:: Exercise description ::
Reproduce the records below exactly, leaving out any pictures.

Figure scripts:
────────────────────────────────────────

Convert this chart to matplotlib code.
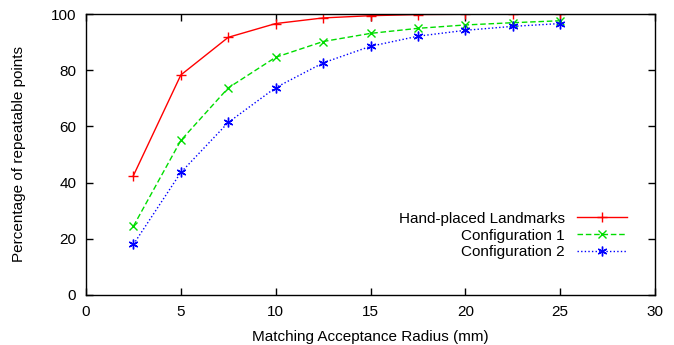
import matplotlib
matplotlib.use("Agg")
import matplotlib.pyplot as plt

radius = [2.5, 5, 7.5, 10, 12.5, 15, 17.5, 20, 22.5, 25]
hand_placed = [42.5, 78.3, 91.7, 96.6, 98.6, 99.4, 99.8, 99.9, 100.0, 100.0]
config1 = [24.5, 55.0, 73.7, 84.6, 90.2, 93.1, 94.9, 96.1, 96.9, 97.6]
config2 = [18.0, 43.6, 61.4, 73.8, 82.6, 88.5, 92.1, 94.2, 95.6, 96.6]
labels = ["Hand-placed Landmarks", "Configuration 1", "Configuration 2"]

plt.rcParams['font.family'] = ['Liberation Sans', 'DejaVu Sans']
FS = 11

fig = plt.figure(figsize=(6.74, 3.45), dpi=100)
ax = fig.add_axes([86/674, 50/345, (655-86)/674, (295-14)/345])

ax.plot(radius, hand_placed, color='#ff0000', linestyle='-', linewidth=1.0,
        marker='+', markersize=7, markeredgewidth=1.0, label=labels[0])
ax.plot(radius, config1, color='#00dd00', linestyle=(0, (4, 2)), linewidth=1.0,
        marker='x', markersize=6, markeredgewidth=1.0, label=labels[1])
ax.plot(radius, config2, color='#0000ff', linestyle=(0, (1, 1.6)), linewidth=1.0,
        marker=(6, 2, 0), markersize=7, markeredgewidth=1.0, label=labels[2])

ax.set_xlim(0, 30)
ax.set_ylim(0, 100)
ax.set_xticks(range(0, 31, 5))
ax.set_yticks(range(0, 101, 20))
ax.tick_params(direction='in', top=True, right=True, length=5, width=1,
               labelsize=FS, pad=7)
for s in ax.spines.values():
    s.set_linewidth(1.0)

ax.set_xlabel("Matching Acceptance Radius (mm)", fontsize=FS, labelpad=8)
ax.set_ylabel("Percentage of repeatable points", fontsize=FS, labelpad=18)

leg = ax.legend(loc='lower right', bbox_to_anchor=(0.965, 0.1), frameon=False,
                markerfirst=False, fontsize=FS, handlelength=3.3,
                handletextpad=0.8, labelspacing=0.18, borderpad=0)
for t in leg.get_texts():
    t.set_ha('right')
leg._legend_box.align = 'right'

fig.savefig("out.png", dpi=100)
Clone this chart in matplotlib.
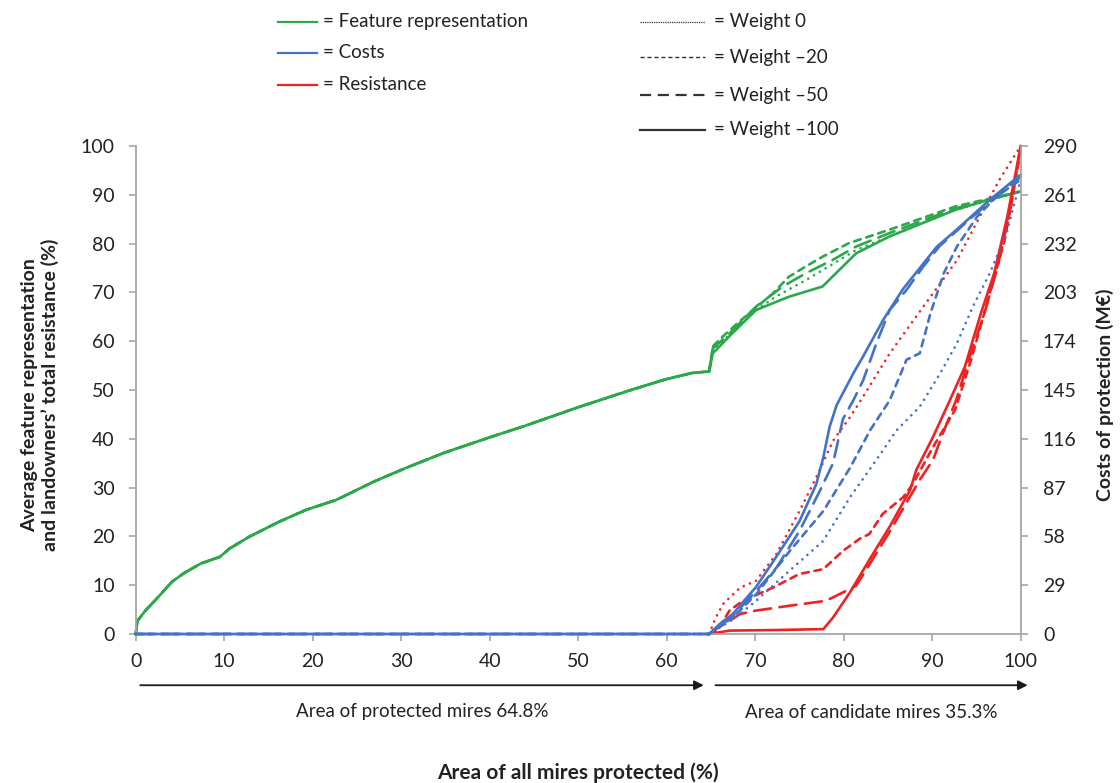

────────────────────────────────────────

:: Exercise output ::
Convert this chart to matplotlib code.
import matplotlib
matplotlib.use("Agg")
import matplotlib.pyplot as plt

radius = [2.5, 5, 7.5, 10, 12.5, 15, 17.5, 20, 22.5, 25]
hand_placed = [42.5, 78.3, 91.7, 96.6, 98.6, 99.4, 99.8, 99.9, 100.0, 100.0]
config1 = [24.5, 55.0, 73.7, 84.6, 90.2, 93.1, 94.9, 96.1, 96.9, 97.6]
config2 = [18.0, 43.6, 61.4, 73.8, 82.6, 88.5, 92.1, 94.2, 95.6, 96.6]
labels = ["Hand-placed Landmarks", "Configuration 1", "Configuration 2"]

plt.rcParams['font.family'] = ['Liberation Sans', 'DejaVu Sans']
FS = 11

fig = plt.figure(figsize=(6.74, 3.45), dpi=100)
ax = fig.add_axes([86/674, 50/345, (655-86)/674, (295-14)/345])

ax.plot(radius, hand_placed, color='#ff0000', linestyle='-', linewidth=1.0,
        marker='+', markersize=7, markeredgewidth=1.0, label=labels[0])
ax.plot(radius, config1, color='#00dd00', linestyle=(0, (4, 2)), linewidth=1.0,
        marker='x', markersize=6, markeredgewidth=1.0, label=labels[1])
ax.plot(radius, config2, color='#0000ff', linestyle=(0, (1, 1.6)), linewidth=1.0,
        marker=(6, 2, 0), markersize=7, markeredgewidth=1.0, label=labels[2])

ax.set_xlim(0, 30)
ax.set_ylim(0, 100)
ax.set_xticks(range(0, 31, 5))
ax.set_yticks(range(0, 101, 20))
ax.tick_params(direction='in', top=True, right=True, length=5, width=1,
               labelsize=FS, pad=7)
for s in ax.spines.values():
    s.set_linewidth(1.0)

ax.set_xlabel("Matching Acceptance Radius (mm)", fontsize=FS, labelpad=8)
ax.set_ylabel("Percentage of repeatable points", fontsize=FS, labelpad=18)

leg = ax.legend(loc='lower right', bbox_to_anchor=(0.965, 0.1), frameon=False,
                markerfirst=False, fontsize=FS, handlelength=3.3,
                handletextpad=0.8, labelspacing=0.18, borderpad=0)
for t in leg.get_texts():
    t.set_ha('right')
leg._legend_box.align = 'right'

fig.savefig("out.png", dpi=100)
Clone this chart in matplotlib.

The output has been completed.